COVID-19 y dilemas éticos

- PIEDAD BONNETT

UNA ENFERMERA QUE POSTERGA la vacunación alegando que es “una decisión personal” y mientras tanto contagia a sus dos pacientes ancianos, que sobreviven porque están vacunados; una empleada del servicio que asiste a su trabajo ocultando sus síntomas y contagia a los miembros de una familia; un joven sin síntomas visibles que visita a su abuela, no observa la distancia y ella muere; una hija que no lleva a su padre anciano al hospital por miedo al contagio, y cuando toma la decisión es demasiado tarde; estos y muchos casos parecidos he conocido durante la pandemia. Rabia, tristeza, culpa son sentimient­os que se multiplica­n en estos tiempos y no siempre son fáciles de tramitar. Y también dilemas éticos. ¿Se prescinde de los servicios de la enfermera antivacuna­s y de la empleada que omitió informació­n definitiva? ¿Se le hace alguna recriminac­ión a ese nieto, a esa hija?

Algunas enfermedad­es tienen connotacio­nes que nacen del prejuicio, del mito, de la desinforma­ción. Lo mostró Susan Sontag en La enfermedad y sus metáforas. Mientras sufrir del corazón no tiene nada de vergonzoso, nos dice, el cáncer, la tuberculos­is, la sífilis, la lepra, el sida, los trastornos mentales —“enfermedad­es misteriosa­s”— se han visto sometidos a imputacion­es diversas, que llevan a su ocultamien­to. Al cáncer, por ejemplo, se lo ha relacionad­o equivocada­mente con represione­s emocionale­s; a la sífilis y el sida, con promiscuid­ad, estigmatiz­ando a los que las padecen; a la lepra se la asoció muchas veces con la suciedad o la pobreza, y a la tuberculos­is, con un enervamien­to enfermizo, que la romantizó. Ni que decir de la interpreta­ción mágica de la enfermedad como castigo. El COVID-19 pareciera, en cambio, verse como una enfermedad democrátic­a, que viene de “afuera” y por tanto no estigmatiz­a ni avergüenza. Lo único que se le “exige” al enfermo es responsabi­lidad con los demás.
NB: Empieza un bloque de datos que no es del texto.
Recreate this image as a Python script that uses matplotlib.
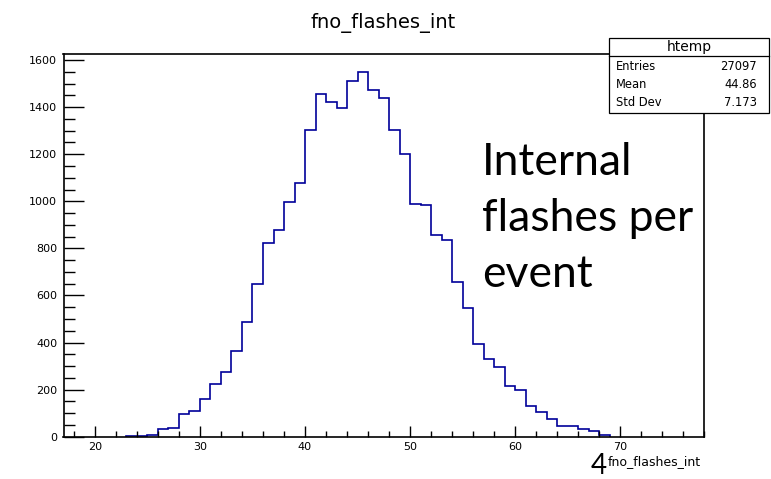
import matplotlib.pyplot as plt
from matplotlib.patches import Rectangle
from matplotlib.ticker import MultipleLocator
import numpy as np

# histogram of internal flashes per event, one bin per integer
first_bin = 23
counts = [4, 5, 6, 33, 38, 95, 109, 159, 224, 273, 363, 489, 647, 821, 877,
          997, 1079, 1301, 1454, 1422, 1395, 1511, 1548, 1471, 1440, 1301,
          1200, 990, 984, 858, 837, 658, 545, 392, 331, 297, 217, 197, 129,
          106, 76, 45, 45, 33, 24, 8]
edges = np.arange(first_bin, first_bin + len(counts) + 1)

hist_name = "htemp"
var_name = "fno_flashes_int"
stat_names = ["Entries", "Mean", "Std Dev"]
stat_values = ["27097", "44.86", "7.173"]
note_lines = ["Internal", "flashes per", "event"]
slide_no = "4"

W, H = 771, 479
plt.rcParams["font.family"] = ["DejaVu Sans"]


def fx(px):
    return px / W


def fy(py):
    return 1 - py / H


fig = plt.figure(figsize=(W / 100, H / 100), dpi=100)
ax = fig.add_axes([fx(63.5), fy(436.7), fx(704) - fx(63.5), fy(54) - fy(436.7)])

ax.stairs(counts, edges, color="#000099", linewidth=1.2)

ax.set_xlim(17, 78)
ax.set_ylim(0, 1626)
ax.xaxis.set_major_locator(MultipleLocator(10))
ax.xaxis.set_minor_locator(MultipleLocator(2))
ax.yaxis.set_major_locator(MultipleLocator(200))
ax.yaxis.set_minor_locator(MultipleLocator(50))
ax.tick_params(axis="both", which="both", direction="in", top=False, right=False,
               labelsize=8, width=1.0, colors="black")
ax.tick_params(axis="y", which="major", length=14.5, pad=4.5)
ax.tick_params(axis="y", which="minor", length=8)
ax.tick_params(axis="x", which="major", length=8, pad=4)
ax.tick_params(axis="x", which="minor", length=4.3)
for s in ax.spines.values():
    s.set_linewidth(1.2)

# title and axis label
fig.text(fx(383), fy(23), var_name, ha="center", va="center", fontsize=14)
fig.text(fx(701), fy(462), var_name, ha="right", va="center", fontsize=9)

# stats box
box_l, box_r, box_t, box_sep, box_b = 609, 769, 38, 56, 113
fig.patches.append(Rectangle((fx(box_l), fy(box_b)), fx(box_r) - fx(box_l),
                             fy(box_t) - fy(box_b), transform=fig.transFigure,
                             facecolor="white", edgecolor="black", linewidth=0.9,
                             zorder=5))
fig.add_artist(plt.Line2D([fx(box_l), fx(box_r)], [fy(box_sep), fy(box_sep)],
                          transform=fig.transFigure, color="black", linewidth=0.9,
                          zorder=6))
fig.text(fx((box_l + box_r) / 2), fy(47), hist_name, ha="center", va="center",
         fontsize=10, zorder=7)
for i, (name, val) in enumerate(zip(stat_names, stat_values)):
    y = fy(66 + i * 18.3)
    fig.text(fx(616), y, name, ha="left", va="center", fontsize=8.3, zorder=7)
    fig.text(fx(757), y, val, ha="right", va="center", fontsize=8.3, zorder=7)

# slide annotation
for i, line in enumerate(note_lines):
    fig.text(fx(482), fy(175 + i * 56), line, ha="left", va="baseline",
             fontsize=32, family="Lato")
fig.text(fx(591), fy(474), slide_no, ha="left", va="baseline", fontsize=20,
         family="Lato")

fig.savefig("out.png", dpi=100)
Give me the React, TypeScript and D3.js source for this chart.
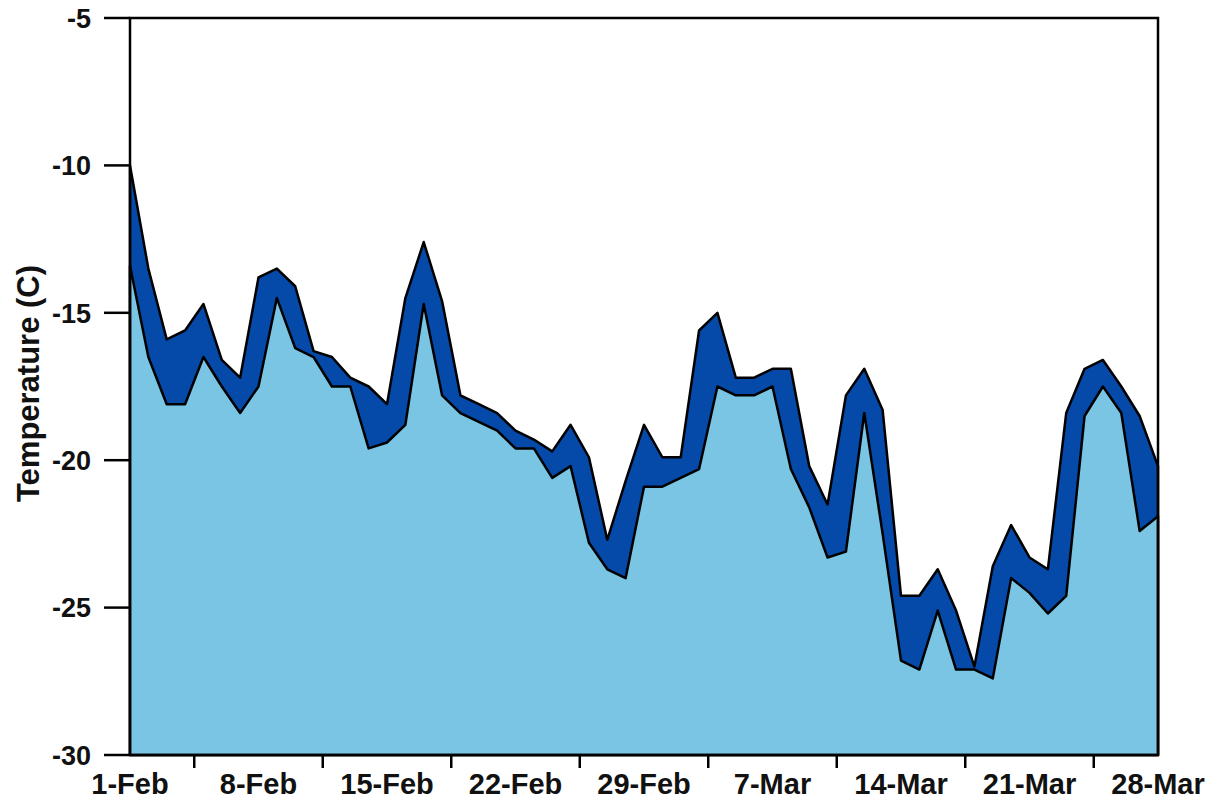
import React from "react";
import * as d3 from "d3";

// daily max / min temperature, 1-Feb .. 28-Mar (2008)
const startDate = new Date(2008, 1, 1);
const endDate = new Date(2008, 2, 29);
const days = d3.timeDay.range(startDate, endDate);

const maxTemp = [
  -10.0, -13.5, -15.9, -15.6, -14.7, -16.6, -17.2, -13.8, -13.5, -14.1,
  -16.3, -16.5, -17.2, -17.5, -18.1, -14.5, -12.6, -14.6, -17.8, -18.1,
  -18.4, -19.0, -19.3, -19.7, -18.8, -19.9, -22.7, -20.7, -18.8, -19.9,
  -19.9, -15.6, -15.0, -17.2, -17.2, -16.9, -16.9, -20.2, -21.5, -17.8,
  -16.9, -18.3, -24.6, -24.6, -23.7, -25.1, -27.0, -23.6, -22.2, -23.3,
  -23.7, -18.4, -16.9, -16.6, -17.5, -18.5, -20.2,
];

const minTemp = [
  -13.4, -16.5, -18.1, -18.1, -16.5, -17.5, -18.4, -17.5, -14.5, -16.2,
  -16.5, -17.5, -17.5, -19.6, -19.4, -18.8, -14.7, -17.8, -18.4, -18.7,
  -19.0, -19.6, -19.6, -20.6, -20.2, -22.8, -23.7, -24.0, -20.9, -20.9,
  -20.6, -20.3, -17.5, -17.8, -17.8, -17.5, -20.3, -21.6, -23.3, -23.1,
  -18.4, -22.5, -26.8, -27.1, -25.1, -27.1, -27.1, -27.4, -24.0, -24.5,
  -25.2, -24.6, -18.5, -17.5, -18.4, -22.4, -21.9,
];

const xTickLabels = ["1-Feb", "8-Feb", "15-Feb", "22-Feb", "29-Feb", "7-Mar", "14-Mar", "21-Mar", "28-Mar"];
const yTicks = [-5, -10, -15, -20, -25, -30];

const W = 1217;
const H = 803;
const left = 130;
const right = 1158;
const top = 18;
const bottom = 755;

const FONT = "Arial, 'Liberation Sans', Helvetica, sans-serif";

export default function App() {
  const x = d3.scaleTime().domain([startDate, days[days.length - 1]]).range([left, right]);
  const y = d3.scaleLinear().domain([-30, -5]).range([bottom, top]);

  const areaOf = (vals: number[]) =>
    d3
      .area<number>()
      .x((_, i) => x(days[i]))
      .y0(y(-30))
      .y1((v) => y(v))(vals) ?? "";

  // tick marks sit half way between the weekly labels
  const tickMarks = xTickLabels.slice(0, -1).map((_, k) => d3.timeHour.offset(days[k * 7], 84));

  return (
    <svg
      width={W}
      height={H}
      style={{ position: "absolute", left: 0, top: 0, background: "#fff" }}
      fontFamily={FONT}
    >
      <path d={areaOf(maxTemp)} fill="#0549a9" stroke="#000" strokeWidth={2.5} strokeLinejoin="round" />
      <path d={areaOf(minTemp)} fill="#79c5e3" stroke="#000" strokeWidth={2.5} strokeLinejoin="round" />

      <rect x={left} y={top} width={right - left} height={bottom - top} fill="none" stroke="#000" strokeWidth={2.5} />

      {yTicks.map((t) => (
        <g key={t}>
          <line x1={104} x2={left} y1={y(t)} y2={y(t)} stroke="#000" strokeWidth={2.5} />
          <text x={91} y={y(t)} dy="0.36em" textAnchor="end" fontSize={27} fontWeight="bold" fill="#111">
            {t}
          </text>
        </g>
      ))}

      {tickMarks.map((d, i) => (
        <line key={i} x1={x(d)} x2={x(d)} y1={bottom} y2={768} stroke="#000" strokeWidth={2.5} />
      ))}

      {xTickLabels.map((lab, k) => (
        <text key={lab} x={x(days[k * 7])} y={794} textAnchor="middle" fontSize={29} fontWeight="bold" fill="#111">
          {lab}
        </text>
      ))}

      <text
        transform={`translate(39,${(top + bottom) / 2 - 3}) rotate(-90)`}
        textAnchor="middle"
        fontSize={31}
        fontWeight="bold"
        fill="#111"
      >
        Temperature (C)
      </text>
    </svg>
  );
}
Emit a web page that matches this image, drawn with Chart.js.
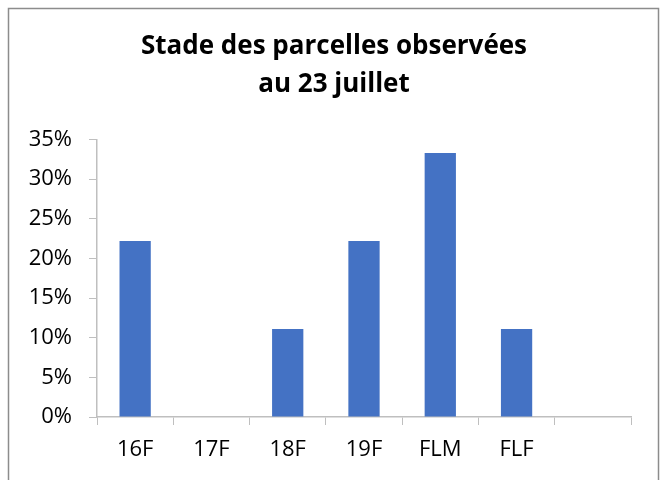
<!DOCTYPE html>
<html>
<head>
<meta charset="utf-8">
<script src="https://cdn.jsdelivr.net/npm/chart.js@4"></script>
<style>
html,body{margin:0;padding:0;background:#fff;}
#wrap{position:absolute;left:0;top:0;width:661px;height:480px;}
</style>
</head>
<body>
<div id="wrap"><canvas id="c" width="661" height="480"></canvas></div>
<script>
const categories = ['16F', '17F', '18F', '19F', 'FLM', 'FLF', ''];
const values = [0.222, 0, 0.111, 0.222, 0.333, 0.111, null];
const titleLines = ['Stade des parcelles observées', 'au 23 juillet'];
const yMin = 0, yMax = 0.35, yStep = 0.05;

const FONT = '"Open Sans", Lato, sans-serif';
const AXIS = '#bfbfbf';

const borderPlugin = {
  id: 'outerBorder',
  afterDraw(chart) {
    const ctx = chart.ctx;
    ctx.save();
    ctx.strokeStyle = '#8c8c8c';
    ctx.lineWidth = 1.5;
    ctx.strokeRect(8.5, 8.5, 650, 480);
    ctx.restore();
  }
};

new Chart(document.getElementById('c'), {
  type: 'bar',
  data: {
    labels: categories,
    datasets: [{
      data: values,
      backgroundColor: '#4472C4',
      borderWidth: 0,
      categoryPercentage: 1.0,
      barPercentage: 0.41
    }]
  },
  plugins: [borderPlugin],
  options: {
    responsive: false,
    animation: false,
    devicePixelRatio: 1,
    layout: { padding: { left: 7, right: 0, top: 0, bottom: 0 } },
    plugins: {
      legend: { display: false },
      tooltip: { enabled: false },
      title: {
        display: true,
        text: titleLines,
        color: '#000',
        font: { family: FONT, size: 26, weight: 'bold', lineHeight: 1.45 },
        padding: { top: 28, bottom: 36 }
      }
    },
    scales: {
      x: {
        offset: true,
        grid: { display: true, drawOnChartArea: false, drawTicks: true, tickLength: 8, color: AXIS, offset: true },
        border: { display: true, color: AXIS, width: 1.5 },
        ticks: { color: '#000', font: { family: FONT, size: 22 }, padding: 12, maxRotation: 0 },
        afterFit(scale) { scale.height = 63; }
      },
      y: {
        min: yMin,
        max: yMax,
        grid: { display: true, drawOnChartArea: false, drawTicks: true, tickLength: 8, color: AXIS },
        border: { display: true, color: AXIS, width: 1.5 },
        ticks: {
          stepSize: yStep,
          color: '#000',
          font: { family: FONT, size: 22 },
          padding: 17,
          callback: v => Math.round(v * 100) + '%'
        },
        afterFit(scale) { scale.width = 90; }
      },
      yRight: {
        position: 'right',
        min: yMin,
        max: yMax,
        grid: { display: false },
        border: { display: false },
        ticks: { display: false },
        afterFit(scale) { scale.width = 30; }
      }
    }
  }
});
</script>
</body>
</html>
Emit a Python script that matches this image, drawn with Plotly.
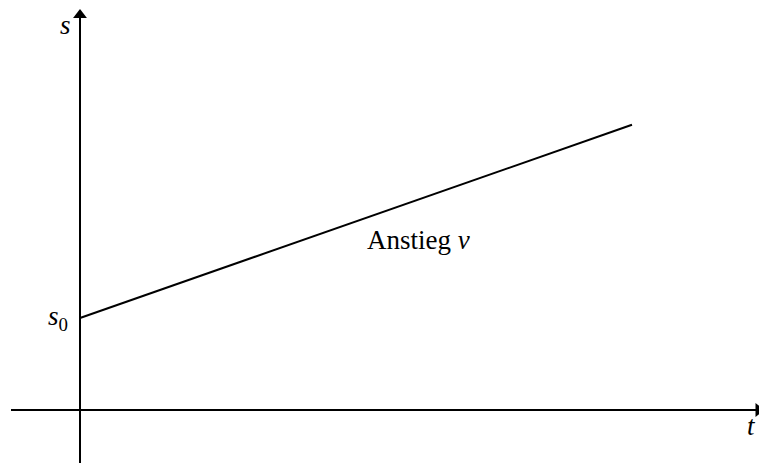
import plotly.graph_objects as go

# Data (t in arbitrary units, s in arbitrary units)
t_vals = [0, 6]
s_vals = [1, 3.1]
s0 = 1

PX = 92.0  # pixels per unit
x_range = [-80 / PX, (759 - 80) / PX]
y_range = [-(463 - 410) / PX, 410 / PX]

fig = go.Figure()

# axes
fig.add_trace(go.Scatter(x=[-69 / PX, (758 - 80) / PX], y=[0, 0], mode="lines",
                         line=dict(color="black", width=2), showlegend=False,
                         hoverinfo="skip", cliponaxis=False))
fig.add_trace(go.Scatter(x=[0, 0], y=[y_range[0] - 0.05, (410 - 18) / PX], mode="lines",
                         line=dict(color="black", width=2), showlegend=False,
                         hoverinfo="skip", cliponaxis=False))
# arrowheads
fig.add_trace(go.Scatter(x=[0], y=[(410 - 15) / PX], mode="markers",
                         marker=dict(symbol="triangle-up", size=12, color="black"),
                         showlegend=False, hoverinfo="skip", cliponaxis=False))
fig.add_trace(go.Scatter(x=[(758.5 - 80) / PX], y=[0], mode="markers",
                         marker=dict(symbol="triangle-right", size=12, color="black"),
                         showlegend=False, hoverinfo="skip", cliponaxis=False))

# the line s(t)
fig.add_trace(go.Scatter(x=t_vals, y=s_vals, mode="lines",
                         line=dict(color="black", width=2), showlegend=False,
                         hoverinfo="skip"))

font = dict(family="Liberation Serif, DejaVu Serif, serif", size=27, color="black")

# labels
fig.add_annotation(x=-15 / PX, y=(410 - 25) / PX, text="<i>s</i>", showarrow=False,
                   font=font, xanchor="center", yanchor="middle")
fig.add_annotation(x=-22 / PX, y=s0, text="<i>s</i><sub>0</sub>", showarrow=False,
                   font=font, xanchor="center", yanchor="middle")
fig.add_annotation(x=(751 - 80) / PX, y=-(426 - 410) / PX, text="<i>t</i>", showarrow=False,
                   font=font, xanchor="center", yanchor="middle")
fig.add_annotation(x=(418 - 80) / PX, y=(410 - 240) / PX, text="Anstieg <i>v</i>",
                   showarrow=False, font=font, xanchor="center", yanchor="middle")

fig.update_layout(
    width=759, height=463,
    margin=dict(l=0, r=0, t=0, b=0),
    paper_bgcolor="white", plot_bgcolor="white",
    xaxis=dict(range=x_range, visible=False, fixedrange=True),
    yaxis=dict(range=y_range, visible=False, fixedrange=True),
)

fig.write_html("out.html", config={"displayModeBar": False},
               post_script="document.body.style.margin='0px';document.body.style.overflow='hidden';")
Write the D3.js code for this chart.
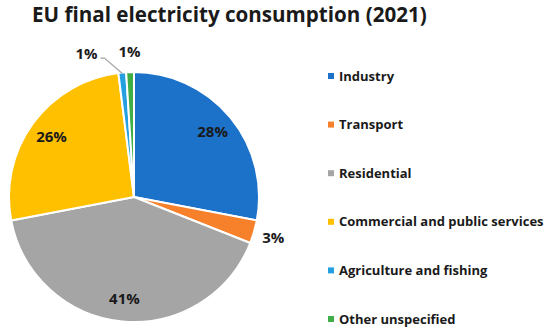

La vacunación plantea también problemas éticos. En primer lugar, el de su obligatori­edad, que está en contravía del derecho que todos tenemos a decidir sobre nuestro cuerpo. Un mandato así sólo puede concebirse en regímenes autoritari­os, pues linda con el fascismo. Otra cosa, sin embargo, es la imposición de medidas restrictiv­as a los que no se han vacunado, pues no puede ser que un irresponsa­ble antivacuna­s que se contagie tenga derecho a entrar a un sitio público y multipliqu­e el contagio. Que un concejal pida que los no vacunados no puedan entrar a Transmilen­io puede sonar a exabrupto, pero no es descabella­do, máxime cuando en el sistema se ha vuelto a los atiborrami­entos. Tampoco tendrían que poder entrar a teatros, conciertos y restaurant­es. Ni trabajar en hospitales ni colegios. El antivacuna­s que debe ser hospitaliz­ado, además, termina ocupando una cama que está necesitand­o alguien con otro tipo de enfermedad grave, y hace más duro el trabajo de los sufridos médicos que atienden a diario el COVID-19. Y ni que decir de los problemas éticos que plantean los grandes laboratori­os. De nunca acabar.

Adenda. ¿Por qué pueden devolver de un puesto de vacunación a una persona que va por primera dosis, como pasó esta semana con alguien conocido, diciéndole que debe agendarse? ¿Es esto consecuent­e con las campañas que invitan a todos a vacunarse?